Le 22 octobre 1992, tout près de ce village, « les vengeurs » avaient déjà intercepté, sur une courte portion de route passant en Bosnie, un autocar conduisant seize ouvriers bosniaques de Sjeverin, que personne n’a plus jamais revus.

Les proches des disparus de Strpci connaissent les noms des assassins présumés depuis la lecture en 2000 devant un tribunal monténégrin de la confession d’un second couteau, Nebojsa Ranisavljevic, seul condamné à ce jour.

‘Nettoyer cette région aussi’

Devenus cafetier ou épicier, les bourreaux ont été arrêtés en 2014, en République serbe de Bosnie ou en Serbie. Mais aucun n’est détenu dans ce dossier (deux le sont pour d’autres crimes). Cinq sont visés par une enquête à Belgrade en Serbie. Onze comparaissent actuellement à Sarajevo en Bosnie. L’un vient de négocier cinq ans de prison. Un autre a paradé début novembre au tribunal avec un T-shirt à la gloire du nouveau héros des ultranationalistes serbes, Vladimir Poutine.

Le silence des autorités est « un message qui prouve que les Bosniaques (du Sandzak) ne sont toujours pas considérés comme des citoyens égaux en Serbie », estime l’ancien mufti de la région devenu député à Belgrade, Muamer Zukorlic.

Ramiza Mulic raconte que sa famille s’est éparpillée dans le monde. En ce sens, les assassins ont gagné, selon le frère de Nijazim Kajevic, Nail, convaincu que tout a été planifié à Belgrade pour « provoquer les départs » des Bosniaques musulmans du Sandzak. Ils entendaient « nettoyer cette région aussi », renchérit Ramiza Mulic.

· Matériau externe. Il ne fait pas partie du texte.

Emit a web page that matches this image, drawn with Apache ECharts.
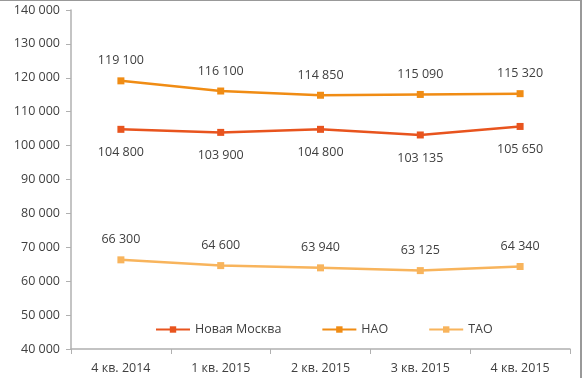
<!DOCTYPE html>
<html>
<head>
<meta charset="utf-8">
<script src="https://cdn.jsdelivr.net/npm/echarts@6/dist/echarts.min.js"></script>
<style>
  html, body { margin: 0; padding: 0; background: #fff; }
  #chart { width: 580px; height: 377px; border-top: 1px solid #999; border-right: 2px solid #999; }
</style>
</head>
<body>
<div id="chart"></div>
<script>
// данные
var quarters = ['4 кв. 2014', '1 кв. 2015', '2 кв. 2015', '3 кв. 2015', '4 кв. 2015'];
var novayaMoskva = [104800, 103900, 104800, 103135, 105650];
var nao = [119100, 116100, 114850, 115090, 115320];
var tao = [66300, 64600, 63940, 63125, 64340];

function fmt(v) {
  return String(v).replace(/\B(?=(\d{3})+(?!\d))/g, ' ');
}

var chart = echarts.init(document.getElementById('chart'));
var labelStyle = { color: '#404040', fontSize: 12.5, fontFamily: 'Open Sans, sans-serif' };

function line(name, data, color, pos, dist) {
  return {
    name: name,
    type: 'line',
    data: data,
    symbol: 'rect',
    symbolSize: 7,
    lineStyle: { color: color, width: 2.5 },
    itemStyle: { color: color },
    label: Object.assign({
      show: true,
      position: pos,
      distance: dist,
      formatter: function (p) { return fmt(p.value); }
    }, labelStyle)
  };
}

chart.setOption({
  animation: false,
  grid: { left: 71, right: 10, top: 9, bottom: 29, containLabel: false },
  legend: {
    bottom: 37,
    left: 150,
    itemGap: 40,
    itemWidth: 34,
    itemHeight: 8,
    textStyle: { color: '#404040', fontSize: 12.5, fontFamily: 'Open Sans, sans-serif' },
    data: ['Новая Москва', 'НАО', 'ТАО']
  },
  xAxis: {
    type: 'category',
    data: quarters,
    axisLine: { lineStyle: { color: '#b0b0b0', width: 1.5 } },
    axisTick: { show: true, length: 5, lineStyle: { color: '#b0b0b0' } },
    axisLabel: Object.assign({ margin: 13 }, labelStyle)
  },
  yAxis: {
    type: 'value',
    min: 40000,
    max: 140000,
    interval: 10000,
    axisLine: { show: true, lineStyle: { color: '#b0b0b0', width: 1.5 } },
    axisTick: { show: true, length: 5, lineStyle: { color: '#b0b0b0' } },
    splitLine: { show: false },
    axisLabel: Object.assign({ margin: 11, formatter: fmt }, labelStyle)
  },
  series: [
    line('Новая Москва', novayaMoskva, '#e8541e', 'bottom', 13),
    line('НАО', nao, '#f08c14', 'top', 10),
    line('ТАО', tao, '#f8b45c', 'top', 10)
  ]
});
</script>
</body>
</html>
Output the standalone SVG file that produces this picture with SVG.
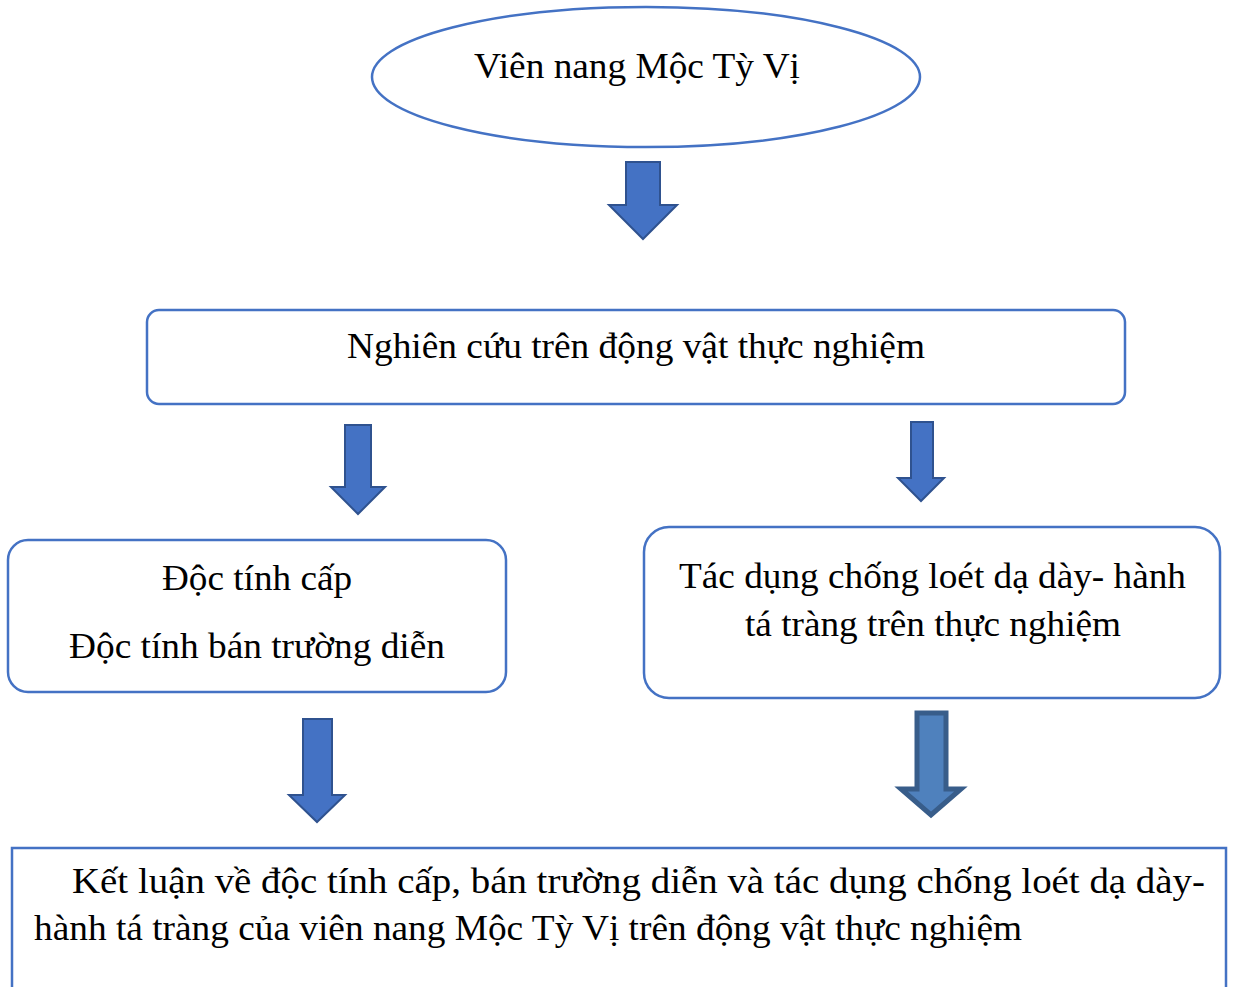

Les proches se sont longtemps accrochés à la thèse d’un enlèvement en vue d’un échange de prisonniers. A Prijepolje, d’où viennent plusieurs victimes, des milliers de personnes se réunissaient chaque jour devant la mairie. « Nous avions tous peur », se souvient Nail Kajevic, « l’armée était déployée, n’attendait qu’un prétexte ».

Les promesses de Milosevic

Le 17 mars 1993, Slobodan Milosevic, arrivé en hélicoptère, promet de retrouver les disparus. Il reçoit quatre fois les familles à Belgrade.

« S’il nous avait dit de sauter la tête la première du haut de l’immeuble, on l’aurait fait. Il disait, +Je donnerais ma main pour que cette histoire se termine+ », se souvient Nail Kajevic, aujourd’hui convaincu que le chantre de la Grande Serbie savait tout du sort des disparus.

Même si les exécuteurs devaient être condamnés, « les commanditaires sont protégés », dit-il. Pour lui, Belgrade refuse de « faire la lumière sur des crimes où ses services sont impliqués ».

Fils d’une victime de Sjeverin, Omer Hodzic, 34 ans, compte en appeler à la justice européenne pour que les familles soient dédommagées. Pour cet imam, « la Serbie ne reconnaît pas ces victimes comme les siennes ».

A Prijepolje, sur un monument, on peut lire: « Celui qui dans ce pays oublie la gare de Strpci et le 27 février 1993 a renoncé à l’avenir ».

Dans sa maison de Novi Pazar, principale ville du Sandzak, Ramiza Mulic ne pardonne rien: « J’aimerais beaucoup, oui, qu’on échange les rôles, qu’on leur fasse la même chose ». Elle passe son pouce sur sa gorge.